Rivolte nel mondo arabo: come cambieranno le politiche migratorie in Europa?

Le guerre cambiano la gente, le prospettive, gli orizzonti, ma anche i confini. Le rivolte arabe in atto pongono il Mediterraneo al centro dei flussi migratori e l’Europa non può che rendersene conto. Oltre venti milioni di immigrati regolari vivono nei Paesi UE. Le rivolte in Tunisia, Egitto, Libia, e chissà ancora dove si estenderanno, produrranno nuovi arrivi. I Paesi europei stanno aprendo le frontiere agli stranieri in fuga alla ricerca di una vita migliore e oggi sono obbligati a pensare e agire più in senso globale, guardare quindi oltre i propri confini.

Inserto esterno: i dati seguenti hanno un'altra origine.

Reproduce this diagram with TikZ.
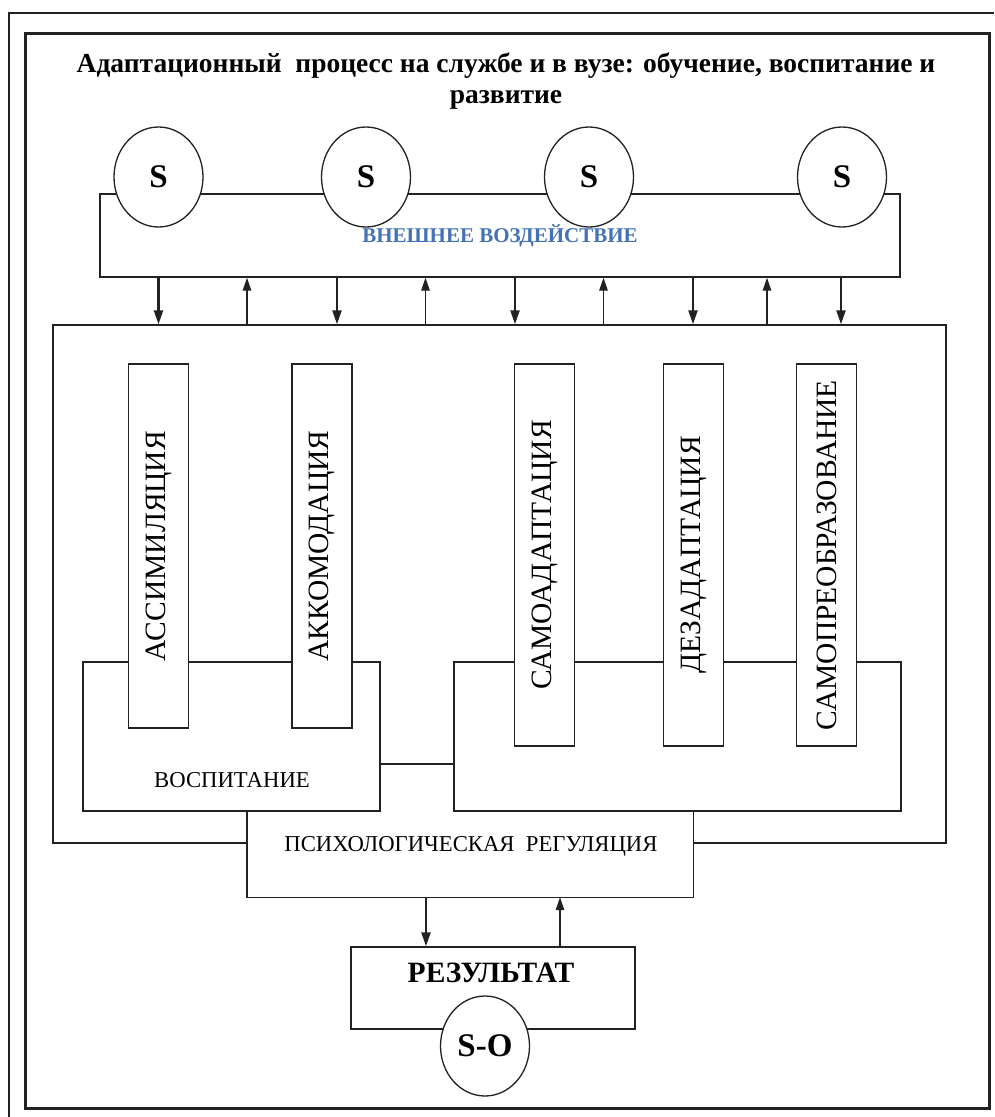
\documentclass[tikz,border=0pt]{standalone}
\usepackage{fontspec}
\setmainfont{Liberation Serif}
\usepackage{xcolor}
\usepackage{tikz}
\usetikzlibrary{shapes,arrows.meta,positioning,calc}

\definecolor{linegray}{RGB}{34,34,34}
\definecolor{steelblue}{RGB}{68,114,180}
\newcommand{\vlabel}[1]{\rotatebox{90}{\fontsize{29.5}{30}\selectfont #1}}

\begin{document}
\begin{tikzpicture}[x=1pt, y=-1pt,
    box/.style={rectangle, draw=linegray, line width=1.4pt, fill=white, inner sep=0pt},
    bar/.style={box, minimum width=60pt},
    oval/.style={ellipse, draw=linegray, line width=1.3pt, fill=white, inner sep=0pt, minimum width=89pt, minimum height=100pt, font=\fontsize{33}{33}\selectfont\bfseries},
    txt/.style={inner sep=0pt, font=\fontsize{22.7}{26}\selectfont},
    arrdown/.style={-{Stealth[length=14pt,width=9pt,inset=0pt]}, line width=2.2pt, draw=linegray},
    arrup/.style={-{Stealth[length=13pt,width=8.5pt,inset=0pt]}, line width=1.4pt, draw=linegray}]

    \useasboundingbox (0,0) rectangle (994,1117);

    % Frames
    \draw[line width=1.5pt, linegray] (9,1117) -- (9,13) -- (994,13);
    \draw[line width=3pt, linegray] (25,33) rectangle (989,1108);

    % Title
    \node[align=center, inner sep=0pt, font=\fontsize{27.5}{31}\selectfont\bfseries] (title) at (506,81)
        {Адаптационный~ процесс на службе и в вузе: обучение, воспитание и\\развитие};

    % External influence
    \node[box, minimum width=800pt, minimum height=83pt] (vnesh) at (500,235.5)
        {\bfseries\fontsize{21}{22}\selectfont\color{steelblue}ВНЕШНЕЕ ВОЗДЕЙСТВИЕ};
    \node[oval] (s1) at (158.5,177) {S};
    \node[oval] (s2) at (366,177) {S};
    \node[oval] (s3) at (589,177) {S};
    \node[oval] (s4) at (842,177) {S};

    % Adaptation block
    \node[box, minimum width=893pt, minimum height=518pt] (adapt) at (499.5,584) {};

    % Psychological regulation
    \node[rectangle, fill=white, inner sep=0pt, minimum width=446pt, minimum height=86pt] (psych) at (470,854) {};
    \draw[linegray, line width=1.4pt] (psych.north west) -- (psych.south west) -- (psych.south east) -- (psych.north east);
    \node[txt] (psychlbl) at (471,846) {ПСИХОЛОГИЧЕСКАЯ~ РЕГУЛЯЦИЯ};

    % Upbringing and development
    \node[box, minimum width=297pt, minimum height=149pt] (vosp) at (231.5,736.5) {};
    \node[txt] (vosplbl) at (232,780) {ВОСПИТАНИЕ};
    \node[box, minimum width=447pt, minimum height=149pt] (razv) at (677.5,736.5) {};
    \draw[linegray, line width=1.4pt] (vosp.east |- 0,764) -- (razv.west |- 0,764);

    % Vertical bars
    \node[bar, minimum height=364pt] (assim) at (158.5,546) {\vlabel{АССИМИЛЯЦИЯ}};
    \node[bar, minimum height=364pt] (akkom) at (322,546) {\vlabel{АККОМОДАЦИЯ}};
    \node[bar, minimum height=382pt] (samoad) at (544.5,555) {\vlabel{САМОАДАПТАЦИЯ}};
    \node[bar, minimum height=382pt] (dezad) at (693.5,555) {\vlabel{ДЕЗАДАПТАЦИЯ}};
    \node[bar, minimum height=382pt] (samopr) at (826.5,555) {\vlabel{САМОПРЕОБРАЗОВАНИЕ}};

    % Result
    \node[box, minimum width=284pt, minimum height=82pt] (result) at (493,988) {};
    \node[inner sep=0pt, font=\fontsize{29.5}{30}\selectfont\bfseries] (resultlbl) at (491,973) {РЕЗУЛЬТАТ};
    \node[oval] (so) at (485,1046) {S-O};

    % Arrows
    \foreach \x in {158.5,337,515,693,841}
        \draw[arrdown] (\x,0 |- vnesh.south) -- (\x,0 |- adapt.north);
    \foreach \x in {247,425.5,603.5,767}
        \draw[arrup] (\x,0 |- adapt.north) -- (\x,0 |- vnesh.south);
    \draw[arrdown] (426,0 |- psych.south) -- (426,0 |- result.north);
    \draw[arrup] (560,0 |- result.north) -- (560,0 |- psych.south);

\end{tikzpicture}
\end{document}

Il tema delle migrazioni è in queste settimane al centro del dibattito nelle politiche europee. Il 28 febbraio scorso è stato presentato a Bruxelles il MIPEX III (Migrant Integration Policy Index), il più vasto studio riguardante la legislazione UE sull’immigrazione. La ricerca, realizzata dal British Council e il Migration Policy Group con la partnership della Fondazione ISMU (per l’Italia), prende in esame 31 Paesi (Europa, Norvegia, Svizzera, Canada e Usa): nonostante ci siano forti disparità tra le politiche di integrazione adottate, sembra che – forse, anche dopo le rivolte nell’Africa mediterranea – ci sia una presa di coscienza e ci si muova, seppur lentamente, verso una direzione più definita.

Sono ancora molti gli ostacoli da superare per migliorare la vita dell’immigrato in Europa: la partecipazione politica, per esempio, non è incoraggiata; le politiche sull’istruzione non rispondono spesso ai bisogni delle nuove generazioni di studenti stranieri; le coperture sociali per gli immigrati regolari (che lavorano e versano le tasse) sono minori rispetto a quelle rivolte al resto della popolazione; i requisiti e la burocrazia per il ricongiungimento famigliare sono elevati e complessi; infine le istituzioni per la promozione dell’eguaglianza sono ancora deboli.

Stando ai dati Mipex III, il ruolo dell’Italia viene considerato complessivamente favorevole. Rispetto ai risultati del 2007, l’Italia, nonostante ora più che mai si trovi ad affrontare un forte flusso migratorio, rimane sempre sopra la media europea e si colloca al decimo posto nella classifica generale delle politiche immigratorie (6° per le politiche sul ricongiungimento famigliare; 7° per l’accesso alla cittadinanza; 8° per l’ottenimento del permesso di soggiorno di lungo periodo; 10° per la mobilità del mercato del lavoro; 14° per la partecipazione politica degli immigrati; 15° per la lotta alla discriminazione e 19° per l’istruzione).

Un ulteriore quadro dei flussi migratori nei Paesi sviluppati, con un approfondimento sul tema dell’integrazione, è raccolto nel dossier Ocse-Sopemi International Migration Outlook (e Censis, in qualità di corrispondente dell’Ocse per l’Italia), presentato oggi a Roma da Onc-Cnel in collaborazione con il Ministero del Lavoro e delle Politiche Sociali – Direzione Generale Immigrazione.

Studi e analisi su flussi migratori, politiche internazionali e cambiamenti di mondi e persone non mancano dunque. Resta solo da analizzarli e trovare risposte adeguate. Nell’editoriale del Corriere della Sera del 1 marzo, Antonio Polito scrive di come, in poche settimane, l’Italia abbia cambiato la sua collocazione geopolitica e di quanto, ora più che mai, sia necessario aprire gli occhi e prendere nuove decisioni. Anche Romano Prodi, in un’intervista di Fabio Martini per La Stampa, spiega quanto un intervento europeo sia urgente. “La missione dell’Europa è di guardare verso Sud” dice. “Serve una partnership per far germogliare i semi della democrazia”.

L’Italia e l’Europa si trovano dunque nella situazione di doversi mettere in gioco ed affontare in modo rapido e deciso la nuova ondata di flussi migratori. Ciò potrebbe rappresentare l’occasione per migliorare le proprie politiche di immigrazione ed integrazione ed incoraggiare una maggiore e diffusa comprensione tra culture.